The recurring leak is on the foundation ring. That's the first picture. The solder looks good, but the water springs from the center of an apparently solid flood of solder. When I patch this, I've been using a dremel to grind down to bare copper, then melting a 1/4" piece of solder where the leak is. Three times, same result. I don't understand. On this leak, I don't know what to do other that keep trying. Any suggestions?

The hard to get to leak is inside the firebox, around one of the flue pipes, way in the deepest corner. It's shown in the second image. I can't melt solder back there. The flame doesn't want to go way inside, and the whole inner box heats up.  The solder just won't melt in the back, but I'm afraid joints will melt in the front. With this leak, I think I'm going to heat the whole inner box up as much as I dare and then use a spot torch with mapp and oxygen to melt a ring of solder.

Does anyone have any other suggestions? I've come too far to fail. I'm very worried.

My wife suggested radiator stop-leak, and after I told her that I couldn't do that, I started wondering why I couldn't? Why not?

The third image is a shot of my dog checking out my progress to date.

crueby:
Back when I did my New Shay, that foundation ring was the one I struggled with the most. Grinding it out to the bare metal was the right thing to do, gives the best chance to fix it. One possibility - you mention it was a big area of solder, is there a large gap that you are filling with the solder? If so, a better way would be to grind it out again, and make a small copper piece that fills the gap closely. The silver solder is not good at filling voids, anything more that a tiny crack needs to be filled with metal first.
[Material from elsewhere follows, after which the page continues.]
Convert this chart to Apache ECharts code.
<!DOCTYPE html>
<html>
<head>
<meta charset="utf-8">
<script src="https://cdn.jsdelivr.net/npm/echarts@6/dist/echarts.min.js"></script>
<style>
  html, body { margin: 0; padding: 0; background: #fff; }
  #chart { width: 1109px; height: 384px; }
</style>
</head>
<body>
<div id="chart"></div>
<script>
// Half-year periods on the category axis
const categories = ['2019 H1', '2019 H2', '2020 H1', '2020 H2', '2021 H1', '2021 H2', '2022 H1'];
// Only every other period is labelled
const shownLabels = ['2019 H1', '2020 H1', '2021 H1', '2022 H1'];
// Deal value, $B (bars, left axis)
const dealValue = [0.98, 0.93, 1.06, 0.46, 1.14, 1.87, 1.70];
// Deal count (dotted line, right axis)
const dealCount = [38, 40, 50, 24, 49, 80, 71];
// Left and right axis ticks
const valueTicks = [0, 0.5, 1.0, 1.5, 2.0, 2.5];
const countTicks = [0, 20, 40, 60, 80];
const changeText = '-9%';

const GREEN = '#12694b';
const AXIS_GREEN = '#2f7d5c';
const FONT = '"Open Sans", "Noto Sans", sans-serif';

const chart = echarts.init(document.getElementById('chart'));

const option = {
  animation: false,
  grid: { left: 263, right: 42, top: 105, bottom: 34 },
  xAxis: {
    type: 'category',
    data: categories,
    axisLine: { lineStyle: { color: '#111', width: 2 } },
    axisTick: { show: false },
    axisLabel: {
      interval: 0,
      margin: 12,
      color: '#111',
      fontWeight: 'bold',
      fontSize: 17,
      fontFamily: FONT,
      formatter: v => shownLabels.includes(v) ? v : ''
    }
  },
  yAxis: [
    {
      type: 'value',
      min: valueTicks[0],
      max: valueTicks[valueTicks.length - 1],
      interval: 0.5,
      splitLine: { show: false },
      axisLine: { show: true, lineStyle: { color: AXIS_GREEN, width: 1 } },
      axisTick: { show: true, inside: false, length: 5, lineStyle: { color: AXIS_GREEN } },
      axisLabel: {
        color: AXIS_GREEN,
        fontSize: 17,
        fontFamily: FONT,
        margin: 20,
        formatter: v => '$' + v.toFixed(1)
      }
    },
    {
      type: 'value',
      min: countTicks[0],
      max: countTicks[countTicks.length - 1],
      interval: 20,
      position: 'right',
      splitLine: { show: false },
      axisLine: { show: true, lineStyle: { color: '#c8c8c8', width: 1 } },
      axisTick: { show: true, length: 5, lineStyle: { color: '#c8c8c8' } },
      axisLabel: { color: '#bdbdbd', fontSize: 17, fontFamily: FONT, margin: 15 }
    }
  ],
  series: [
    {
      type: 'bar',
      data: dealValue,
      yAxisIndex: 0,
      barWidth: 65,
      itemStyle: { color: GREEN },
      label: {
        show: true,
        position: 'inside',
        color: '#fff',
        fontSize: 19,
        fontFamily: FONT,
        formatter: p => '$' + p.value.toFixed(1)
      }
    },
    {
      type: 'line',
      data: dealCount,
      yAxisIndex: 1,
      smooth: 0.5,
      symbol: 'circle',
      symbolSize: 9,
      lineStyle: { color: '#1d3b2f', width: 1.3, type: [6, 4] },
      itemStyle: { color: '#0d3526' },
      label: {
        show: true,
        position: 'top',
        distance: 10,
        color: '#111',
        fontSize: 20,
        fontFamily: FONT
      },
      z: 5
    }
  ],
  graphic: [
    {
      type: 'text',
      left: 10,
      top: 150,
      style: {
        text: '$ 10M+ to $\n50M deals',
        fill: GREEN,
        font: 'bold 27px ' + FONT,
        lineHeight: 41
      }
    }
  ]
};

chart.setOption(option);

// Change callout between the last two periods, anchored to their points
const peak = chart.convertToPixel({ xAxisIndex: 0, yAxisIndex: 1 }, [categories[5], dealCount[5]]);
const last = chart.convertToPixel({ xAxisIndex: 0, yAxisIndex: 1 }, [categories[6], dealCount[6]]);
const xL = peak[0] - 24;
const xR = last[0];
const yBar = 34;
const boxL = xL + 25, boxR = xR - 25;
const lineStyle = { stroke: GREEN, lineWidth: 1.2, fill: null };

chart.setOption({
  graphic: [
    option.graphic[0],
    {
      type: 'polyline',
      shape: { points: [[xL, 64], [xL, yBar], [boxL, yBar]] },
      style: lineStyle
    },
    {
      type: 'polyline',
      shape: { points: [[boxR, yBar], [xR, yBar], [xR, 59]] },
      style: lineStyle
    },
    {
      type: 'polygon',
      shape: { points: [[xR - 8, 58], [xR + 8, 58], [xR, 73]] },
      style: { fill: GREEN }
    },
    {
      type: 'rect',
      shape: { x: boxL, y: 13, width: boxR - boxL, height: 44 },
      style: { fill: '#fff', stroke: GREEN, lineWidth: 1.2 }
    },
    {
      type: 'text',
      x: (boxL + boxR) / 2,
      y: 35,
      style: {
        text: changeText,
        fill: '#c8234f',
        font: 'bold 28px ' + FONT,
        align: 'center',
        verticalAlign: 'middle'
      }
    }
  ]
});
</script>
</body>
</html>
I have had a number of places like that with a seemingly narrow gap that the solder would not fill properly, only solution was to hammer some copper wire flat and push it in, then solder it again.
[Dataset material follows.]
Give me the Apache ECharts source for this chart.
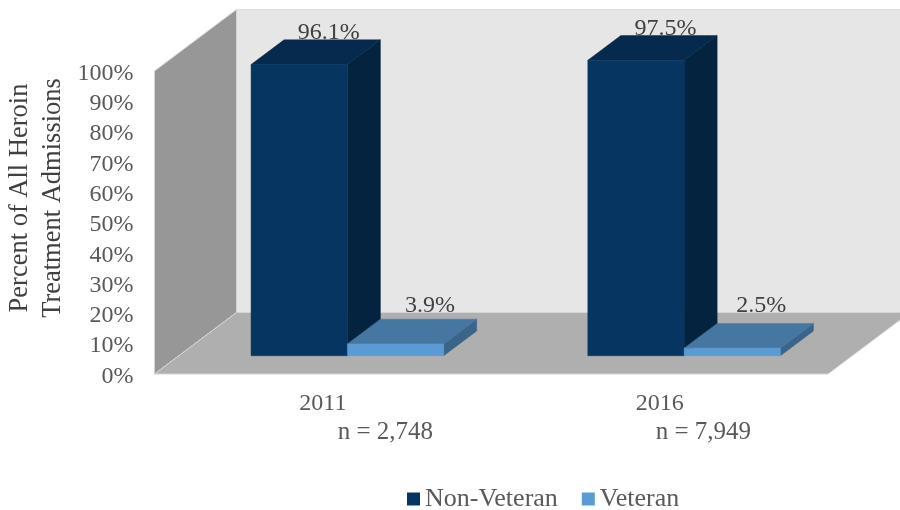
<!DOCTYPE html>
<html lang="en">
<head>
    <meta charset="UTF-8"/>
    <title>Heroin Treatment Admissions</title>
    <style>
        html, body {margin: 0; padding: 0; background: #fff;}
        #chart {width: 900px; height: 510px;}
    </style>
</head>
<body>
<div id="chart"></div>
<script src="https://cdn.jsdelivr.net/npm/echarts@6/dist/echarts.min.js"></script>
<script>
    var categories = ["2011", "2016"];
    var sampleSizes = ["n = 2,748", "n = 7,949"];
    var nonVeteran = [96.1, 97.5];
    var veteran = [3.9, 2.5];
    var axisTitle = ["Percent of All Heroin", "Treatment Admissions"];

    var serif = '"Liberation Serif", serif';
    var floorDepth = [82, -61.5];   // how far the back wall sits behind the front plane
    var barShift = [24.5, -18.3];   // bars stand part way back on the floor
    var barDepth = [33, -24.7];
    var barRatio = 0.286;
    // hand placed in the original, so they do not follow one rule
    var labelLift = [[7, 7], [13.6, 17.7]];
    var labelNudge = [[-3.5, -3.5], [1.5, -4]];
    var sampleIndent = [20, 14];

    var nonVeteranColors = {front: "#063562", top: "#052a4e", side: "#03233f"};
    var veteranColors = {front: "#5b9bd5", top: "#4676a2", side: "#3a6589"};

    function poly(points, fill) {
        return {type: "polygon", shape: {points: points}, style: {fill: fill, stroke: fill, lineWidth: 0.5}};
    }

    function renderWalls(params) {
        var c = params.coordSys;
        var dx = floorDepth[0], dy = floorDepth[1];
        var l = c.x, r = c.x + c.width, t = c.y, b = c.y + c.height;
        return {
            type: "group",
            children: [
                {type: "polygon", shape: {points: [[l + dx, t + dy], [r + dx, t + dy], [r + dx, b + dy], [l + dx, b + dy]]},
                    style: {fill: "#e6e6e6", stroke: "#dedede", lineWidth: 1}},
                {type: "polygon", shape: {points: [[l, t], [l + dx, t + dy], [l + dx, b + dy], [l, b]]},
                    style: {fill: "#979797", stroke: "#d4d4d4", lineWidth: 1}},
                {type: "polygon", shape: {points: [[l, b], [l + dx, b + dy], [r + dx, b + dy], [r, b]]},
                    style: {fill: "#afafaf", stroke: "#d4d4d4", lineWidth: 1}}
            ]
        };
    }

    function barRenderer(order, colors) {
        return function (params, api) {
            var idx = api.value(0);
            var top = api.coord([idx, api.value(1)]);
            var base = api.coord([idx, 0]);
            var w = api.size([1, 0])[0] * barRatio;
            var x0 = top[0] + barShift[0] + (order - 1) * w;
            var x1 = x0 + w;
            var y0 = top[1] + barShift[1];
            var y1 = base[1] + barShift[1];
            var dx = barDepth[0], dy = barDepth[1];
            return {
                type: "group",
                children: [
                    {
                        type: "text",
                        style: {
                            x: x0 + w / 2 + dx + labelNudge[order][idx],
                            y: y0 + dy - labelLift[order][idx],
                            text: api.value(1).toFixed(1) + "%",
                            fill: "#404040",
                            font: "24px " + serif,
                            align: "center",
                            verticalAlign: "middle"
                        }
                    },
                    poly([[x1, y0], [x1 + dx, y0 + dy], [x1 + dx, y1 + dy], [x1, y1]], colors.side),
                    poly([[x0, y0], [x0 + dx, y0 + dy], [x1 + dx, y0 + dy], [x1, y0]], colors.top),
                    poly([[x0, y0], [x1, y0], [x1, y1], [x0, y1]], colors.front)
                ]
            };
        };
    }

    function toPairs(values) {
        return values.map(function (v, i) {
            return [i, v];
        });
    }

    var chart = echarts.init(document.getElementById("chart"));
    chart.setOption({
        animation: false,
        backgroundColor: "#fff",
        textStyle: {fontFamily: serif},
        grid: {left: 154.5, right: 72, top: 71, bottom: 136},
        xAxis: {
            type: "category",
            data: categories,
            axisLine: {show: false},
            axisTick: {show: false},
            splitLine: {show: false},
            axisLabel: {
                margin: 16,
                interval: 0,
                formatter: function (value, i) {
                    var pad = new Array(sampleIndent[i] + 1).join(" ");
                    return "{year|" + value + "}\n{size|" + pad + sampleSizes[i] + "}";
                },
                rich: {
                    year: {fontFamily: serif, fontSize: 24, lineHeight: 28, color: "#595959"},
                    size: {fontFamily: serif, fontSize: 25, lineHeight: 28, color: "#595959"}
                }
            }
        },
        yAxis: {
            type: "value",
            min: 0,
            max: 100,
            interval: 10,
            axisLine: {show: false},
            axisTick: {show: false},
            splitLine: {show: false},
            axisLabel: {
                margin: 21,
                formatter: "{tick|{value}%}",
                rich: {
                    tick: {fontFamily: serif, fontSize: 24, color: "#595959", padding: [5, 0, 0, 0]}
                }
            }
        },
        legend: {
            data: ["Non-Veteran", "Veteran"],
            left: 407,
            top: 486,
            padding: 0,
            itemWidth: 13,
            itemHeight: 13,
            itemGap: 24,
            icon: "rect",
            textStyle: {fontFamily: serif, fontSize: 26, color: "#595959"}
        },
        graphic: axisTitle.map(function (line, i) {
            return {
                type: "text",
                x: i === 0 ? 20.5 : 53,
                y: 198,
                rotation: Math.PI / 2,
                style: {
                    text: line,
                    fill: "#404040",
                    font: "26.5px " + serif,
                    align: "center",
                    verticalAlign: "middle"
                }
            };
        }),
        series: [
            {type: "custom", name: "walls", silent: true, z: 1, renderItem: renderWalls, data: [[0, 0]], encode: {x: 0, y: 1}},
            {
                type: "custom", name: "Non-Veteran", z: 2, renderItem: barRenderer(0, nonVeteranColors),
                itemStyle: {color: nonVeteranColors.front}, data: toPairs(nonVeteran), encode: {x: 0, y: 1}
            },
            {
                type: "custom", name: "Veteran", z: 3, renderItem: barRenderer(1, veteranColors),
                itemStyle: {color: veteranColors.front}, data: toPairs(veteran), encode: {x: 0, y: 1}
            }
        ]
    });
</script>
</body>
</html>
Which silver solder and which flux are you using? I find that for repair spots like that it works better if I use the 'Easy' or 'Extra Easy' grade of silver solder, since it melts at a slightly lower temperature but more importantly it seems to melt to a lower viscosity and flows into gaps better. For flux, there are a lot of choices, I've settled on the Harris Black flux, before that I was using the Tenacity 5 white flux, before that the Harris White. Each step up gave longer heating time before the flux burns off and stops working.
Hope some of that helps. The model overall is looking great!
Chris

Wrecks:
I'm using Harris Safety Silv 56. I am also using the black flux. And yes, under all that solder is a relatively large hole, maybe 15 thousandths wide. I was hoping that once I'd filled it with solder it would quit being a problem. If I can find it, I could drill it out and insert some wire.

crueby:
Yeah, thats pretty wide to fill with just solder. Better to fill it with some copper first - either hammer some wire flat, or trim a slice off a larger bit of scrap and file it to fit. Thick chunks of the solder tend to hold gas bubbles and such, you want to have gaps down to just a couple thou.
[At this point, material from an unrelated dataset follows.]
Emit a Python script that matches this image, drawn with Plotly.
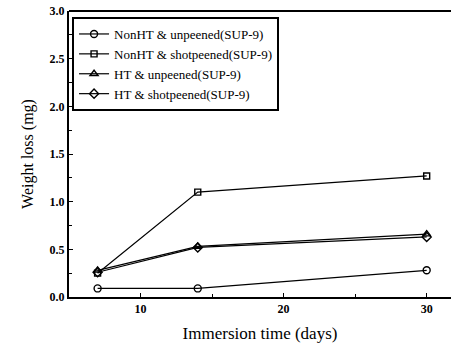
import plotly.graph_objects as go

days = [7, 14, 30]
nonht_unpeened = [0.09, 0.09, 0.28]
nonht_shotpeened = [0.25, 1.10, 1.27]
ht_unpeened = [0.28, 0.53, 0.66]
ht_shotpeened = [0.26, 0.52, 0.63]

names = ["NonHT & unpeened(SUP-9)", "NonHT & shotpeened(SUP-9)",
         "HT & unpeened(SUP-9)", "HT & shotpeened(SUP-9)"]
series = [nonht_unpeened, nonht_shotpeened, ht_unpeened, ht_shotpeened]
symbols = ["circle-open", "square-open", "triangle-up-open", "diamond-open"]
sizes = [7, 6, 7, 7]

font = "Liberation Serif, Times New Roman, serif"
fig = go.Figure()
for nm, ys, sym, sz in zip(names, series, symbols, sizes):
    fig.add_trace(go.Scatter(
        x=days, y=ys, name=nm, mode="lines+markers",
        line=dict(color="black", width=1.2),
        marker=dict(symbol=sym, size=sz, color="black", line=dict(width=1.4, color="black")),
    ))

fig.update_layout(
    width=451, height=348,
    margin=dict(l=69, r=0, t=11, b=51),
    plot_bgcolor="white", paper_bgcolor="white",
    font=dict(family=font, color="black", size=12),
    showlegend=True,
    legend=dict(
        x=0.008, y=0.979, xanchor="left", yanchor="top",
        bordercolor="black", borderwidth=2, bgcolor="white",
        font=dict(family=font, size=13, color="black"),
        tracegroupgap=0, itemwidth=30,
    ),
    xaxis=dict(
        range=[5, 31.7], tickvals=[10, 20, 30], ticks="inside", ticklen=4,
        tickwidth=1, tickcolor="black", showgrid=False, zeroline=False,
        showline=True, linecolor="black", linewidth=2,
        tickfont=dict(family=font, size=12, color="black", weight="bold"),
        minor=dict(tickvals=[5, 15, 25], ticks="inside", ticklen=3, tickcolor="black"),
        title=dict(text="Immersion time (days)", font=dict(family=font, size=17), standoff=12),
    ),
    yaxis=dict(
        range=[0, 3.0], tickvals=[0, 0.5, 1.0, 1.5, 2.0, 2.5, 3.0],
        ticktext=["0.0", "0.5", "1.0", "1.5", "2.0", "2.5", "3.0"],
        ticks="inside", ticklen=4, tickwidth=1, tickcolor="black",
        showgrid=False, zeroline=False,
        showline=True, linecolor="black", linewidth=2,
        tickfont=dict(family=font, size=12, color="black", weight="bold"),
        minor=dict(tickvals=[0.25, 0.75, 1.25, 1.75, 2.25, 2.75], ticks="inside", ticklen=3, tickcolor="black"),
        title=dict(text="Weight loss (mg)", font=dict(family=font, size=16), standoff=12),
    ),
    shapes=[dict(type="line", xref="paper", yref="paper", x0=0, x1=1, y0=1, y1=1,
                 line=dict(color="black", width=2))],
)

fig.write_html("out.html")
As for the other leak up inside the firebox, I had similar issues with staybolts up there, finally got lucky. I don't have any tips for that one.

Jo:

--- Quote from: crueby on November 10, 2023, 07:16:09 PM ---As for the other leak up inside the firebox, I had similar issues with staybolts up there, finally got lucky. I don't have any tips for that one.

--- End quote ---

Make yourself a boiler tube expander and expand the tube a little against the inner tube plate.